Among the report’s other findings, it said after a 3-year break, allocations to the Ghana Infrastructure Investment Fund resumed in 2021, with an amount of US$49million following the passage of the Ghana Infrastructure Investment Fund (Amendment) Act, 2021 (Act 1063).

It also revealed a disturbing development, stating that for the first time since 2011, GH¢13million of the ABFA was used to pay a judgement debt under the roads, rail and other infrastructure priority areas during the period under review.

Similarly, in 2021, it said the Ghana National Petroleum Corporation (GNPC) spent US$640million on the Maritime Boundary Special Project, and cumulatively, a total of US$12million on maritime boundary related activities, even though the Ghana Boundary Commission is responsible for such activities.

Meanwhile, GNPC failed to realise its budgeted revenue from loans and guarantees amounting to US$127million out of an accumulated total of US$318million owed the corporation by government and its agencies since 2011.

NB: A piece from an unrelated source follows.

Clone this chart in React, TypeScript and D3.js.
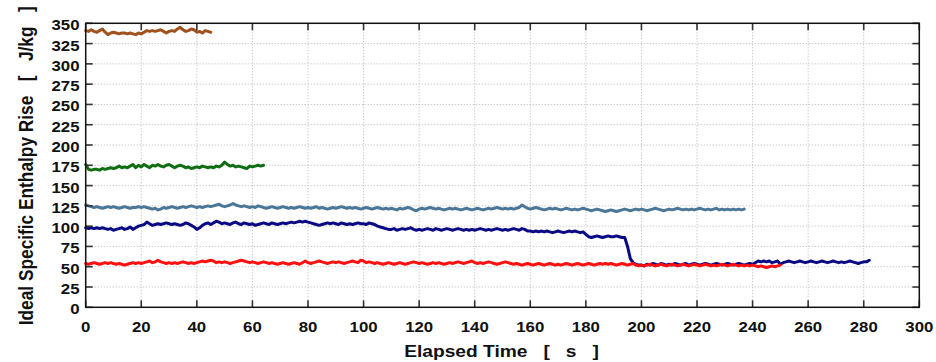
import React from "react";
import * as d3 from "d3";

const xTicks = [0, 20, 40, 60, 80, 100, 120, 140, 160, 180, 200, 220, 240, 260, 280, 300];
const yTicks = [0, 25, 50, 75, 100, 125, 150, 175, 200, 225, 250, 275, 300, 325, 350];

// one sample per second, starting at t = 0
const brownSeries = [
  341, 340, 342, 340, 339, 341, 343, 339, 336, 338,
  339, 338, 337, 338, 338, 337, 338, 337, 336, 338,
  337, 339, 341, 340, 341, 340, 341, 342, 340, 338,
  340, 341, 340, 343, 345, 342, 340, 341, 343, 342,
  339, 340, 338, 341, 340, 339,
];

const greenSeries = [
  176, 170, 169, 170, 170, 169, 171, 170, 171, 172,
  171, 172, 174, 172, 173, 172, 174, 176, 172, 175,
  173, 176, 174, 172, 175, 174, 176, 174, 173, 175,
  176, 174, 172, 174, 175, 174, 172, 173, 171, 172,
  173, 172, 174, 173, 172, 173, 172, 174, 173, 175,
  179, 176, 174, 175, 173, 174, 173, 172, 171, 174,
  173, 174, 175, 174, 175,
];

const steelSeries = [
  126, 125, 124, 123, 124, 123, 122, 123, 124, 123,
  124, 123, 122, 123, 124, 123, 122, 123, 123, 124,
  123, 124, 123, 122, 121, 122, 120, 121, 123, 122,
  123, 124, 123, 122, 123, 124, 123, 124, 125, 124,
  123, 124, 123, 124, 125, 124, 125, 126, 127, 125,
  124, 125, 126, 128, 126, 125, 124, 125, 124, 123,
  124, 123, 125, 124, 123, 122, 123, 124, 123, 122,
  123, 124, 123, 122, 123, 122, 123, 124, 123, 122,
  123, 122, 123, 124, 122, 123, 122, 121, 122, 123,
  122, 123, 124, 123, 122, 123, 122, 123, 122, 121,
  122, 123, 122, 121, 122, 123, 122, 121, 122, 121,
  122, 121, 120, 122, 121, 122, 123, 122, 120, 119,
  121, 122, 121, 122, 123, 122, 121, 122, 121, 120,
  121, 122, 121, 122, 121, 120, 121, 122, 121, 120,
  121, 122, 121, 120, 121, 122, 121, 122, 123, 122,
  121, 122, 121, 122, 121, 122, 123, 126, 124, 122,
  121, 122, 123, 122, 121, 120, 121, 122, 121, 122,
  121, 120, 121, 122, 121, 120, 121, 120, 121, 122,
  121, 120, 119, 120, 121, 120, 119, 118, 119, 120,
  119, 118, 119, 120, 121, 120, 119, 120, 121, 120,
  121, 120, 119, 120, 121, 122, 121, 120, 119, 120,
  121, 120, 121, 122, 121, 120, 121, 120, 121, 120,
  121, 122, 121, 120, 121, 120, 121, 122, 120, 121,
  120, 121, 120, 121, 120, 121, 120, 121,
];

const navySeries = [
  98, 97, 98, 97, 98, 97, 98, 97, 96, 97,
  95, 96, 97, 98, 96, 97, 99, 96, 98, 100,
  101, 102, 105, 103, 101, 102, 103, 102, 103, 104,
  103, 102, 103, 102, 101, 102, 104, 103, 101, 99,
  96, 98, 101, 103, 104, 102, 104, 106, 105, 103,
  104, 103, 102, 104, 105, 103, 102, 104, 103, 102,
  103, 101, 102, 103, 104, 103, 102, 104, 103, 102,
  103, 104, 103, 104, 105, 104, 105, 106, 105, 106,
  105, 104, 103, 102, 101, 102, 103, 104, 103, 104,
  103, 102, 104, 103, 102, 103, 102, 103, 104, 103,
  103, 102, 104, 103, 102, 100, 99, 98, 97, 96,
  96, 97, 95, 96, 97, 96, 97, 98, 96, 95,
  96, 95, 96, 97, 96, 95, 97, 96, 95, 96,
  97, 96, 95, 96, 97, 96, 95, 96, 95, 96,
  95, 96, 97, 96, 95, 96, 95, 96, 97, 96,
  95, 96, 95, 96, 97, 96, 95, 97, 96, 94,
  94, 93, 94, 93, 94, 93, 94, 93, 92, 93,
  94, 93, 92, 93, 94, 93, 94, 93, 92, 93,
  90, 87, 86, 87, 88, 87, 86, 87, 88, 87,
  87, 88, 87, 86, 86, 75, 60, 55, 53, 52,
  52, 51, 53, 52, 54, 53, 52, 54, 53, 52,
  53, 52, 54, 53, 52, 53, 54, 52, 53, 54,
  53, 52, 53, 54, 53, 52, 53, 54, 53, 52,
  53, 54, 53, 52, 53, 54, 53, 52, 53, 54,
  53, 55, 57, 56, 57, 56, 57, 55, 56, 57,
  53, 55, 56, 57, 56, 55, 56, 57, 56, 55,
  56, 57, 56, 55, 56, 57, 56, 55, 56, 57,
  56, 55, 56, 55, 56, 57, 56, 55, 54, 55,
  56, 56, 58,
];

const redSeries = [
  54, 53, 54, 55, 54, 53, 54, 55, 54, 55,
  54, 53, 54, 53, 52, 53, 54, 55, 54, 55,
  54, 55, 56, 57, 55, 56, 58, 56, 55, 54,
  55, 54, 55, 54, 55, 56, 55, 54, 55, 54,
  55, 56, 57, 56, 57, 58, 57, 55, 56, 55,
  56, 55, 54, 55, 56, 57, 58, 57, 56, 55,
  56, 55, 54, 55, 56, 55, 54, 55, 54, 53,
  54, 55, 54, 53, 54, 55, 54, 53, 55, 57,
  55, 54, 55, 56, 57, 56, 55, 54, 55, 56,
  55, 56, 55, 54, 55, 56, 57, 56, 55, 58,
  57, 55, 56, 55, 54, 55, 54, 53, 54, 55,
  54, 53, 54, 55, 54, 53, 54, 55, 56, 55,
  54, 55, 54, 53, 54, 55, 54, 55, 54, 53,
  54, 55, 54, 55, 56, 55, 54, 55, 56, 57,
  55, 54, 55, 54, 55, 56, 55, 54, 53, 54,
  55, 56, 55, 54, 53, 54, 53, 52, 53, 54,
  53, 52, 53, 54, 53, 52, 53, 54, 53, 52,
  53, 52, 53, 54, 53, 52, 53, 54, 53, 52,
  53, 54, 53, 52, 53, 54, 53, 54, 53, 54,
  53, 52, 53, 54, 53, 52, 53, 54, 52, 51,
  52, 51, 52, 53, 52, 51, 52, 53, 52, 51,
  52, 53, 52, 51, 52, 53, 52, 51, 52, 53,
  52, 51, 52, 53, 52, 51, 52, 51, 52, 53,
  52, 51, 52, 53, 52, 51, 52, 51, 52, 51,
  52, 51, 50, 51, 50, 49, 50, 51, 50, 51,
  52,
];

const seriesList = [
  { name: "brown", values: brownSeries, color: "#a0521e" },
  { name: "green", values: greenSeries, color: "#0f6e12" },
  { name: "steel", values: steelSeries, color: "#4a7698" },
  { name: "navy", values: navySeries, color: "#0a0a85" },
  { name: "red", values: redSeries, color: "#ff1010" },
];

const W = 936;
const H = 362;
const L = 85.7;
const R = 919.3;
const T = 23.3;
const B = 307.3;
const SX = 1.2; // horizontal stretch of the lettering
const FONT = "'Liberation Sans', Arial, Helvetica, sans-serif";

export default function App() {
  const x = d3.scaleLinear().domain([0, 300]).range([L, R]);
  const y = d3.scaleLinear().domain([0, 350]).range([B, T]);
  const line = d3
    .line<number>()
    .x((_, i) => x(i))
    .y((v) => y(v));

  const tickLen = 7;

  return (
    <svg
      width={W}
      height={H}
      style={{ position: "absolute", left: 0, top: 0, background: "#fff" }}
      fontFamily={FONT}
      fontWeight="bold"
    >
      <rect x={0} y={0} width={W} height={H} fill="#fff" />
      {/* grid */}
      <g stroke="#b4b4b4" strokeWidth={1} strokeDasharray="1,2">
        {xTicks.map((t) => (
          <line key={"gx" + t} x1={x(t)} x2={x(t)} y1={T} y2={B} />
        ))}
        {yTicks.map((t) => (
          <line key={"gy" + t} x1={L} x2={R} y1={y(t)} y2={y(t)} />
        ))}
      </g>
      {/* series */}
      <g fill="none" strokeWidth={3} strokeLinejoin="round" strokeLinecap="round">
        {seriesList.map((s) => (
          <path key={s.name} d={line(s.values) || ""} stroke={s.color} />
        ))}
      </g>
      {/* ticks */}
      <g stroke="#333" strokeWidth={1.6}>
        {xTicks.map((t) => (
          <g key={"tx" + t}>
            <line x1={x(t)} x2={x(t)} y1={B} y2={B - tickLen} />
            <line x1={x(t)} x2={x(t)} y1={T} y2={T + tickLen} />
          </g>
        ))}
        {yTicks.map((t) => (
          <g key={"ty" + t}>
            <line x1={L} x2={L + tickLen} y1={y(t)} y2={y(t)} />
            <line x1={R} x2={R - tickLen} y1={y(t)} y2={y(t)} />
          </g>
        ))}
      </g>
      {/* frame */}
      <rect x={L} y={T} width={R - L} height={B - T} fill="none" stroke="#111" strokeWidth={1.5} />
      {/* tick labels */}
      <g fontSize={14} fill="#111">
        {xTicks.map((t) => (
          <text key={"lx" + t} transform={`translate(${x(t)},331.7) scale(${SX},1)`} textAnchor="middle">
            {t}
          </text>
        ))}
        {yTicks.map((t) => (
          <text key={"ly" + t} transform={`translate(79.5,${y(t) + 7}) scale(${SX},1)`} textAnchor="end">
            {t}
          </text>
        ))}
      </g>
      {/* axis titles */}
      <text
        transform={`translate(501.5,356.7) scale(${SX},1)`}
        textAnchor="middle"
        fontSize={16}
        fill="#111"
        style={{ whiteSpace: "pre" }}
      >
        {"Elapsed Time   [   s   ]"}
      </text>
      <text
        transform={`translate(33.3,${(T + B) / 2 + 0.5}) scale(${SX},1) rotate(-90)`}
        textAnchor="middle"
        fontSize={17.3}
        fill="#111"
        style={{ whiteSpace: "pre" }}
      >
        {"Ideal Specific Enthalpy Rise   [   J/kg   ]"}
      </text>
    </svg>
  );
}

On this matter, PIAC said GNPC should double up efforts at recovering loans to government and its agencies to ensure that the corporation’s work programme does not suffer from non-implementation, and that the corporation should discontinue granting loans and guarantees until significant recoveries are made with respect to outstanding loans and guarantees owed it.

It further revealed that four of the 18 subsisting Petroleum Agreements were terminated by the Petroleum Commission in 2021 for non-performance in their minimum work obligations.

“While the Committee commends the Petroleum Commission for terminating the agreement of four contractors for non-performance, PIAC urges the commission to ensure strict compliance with minimum work obligations by international oil companies,” it advocated.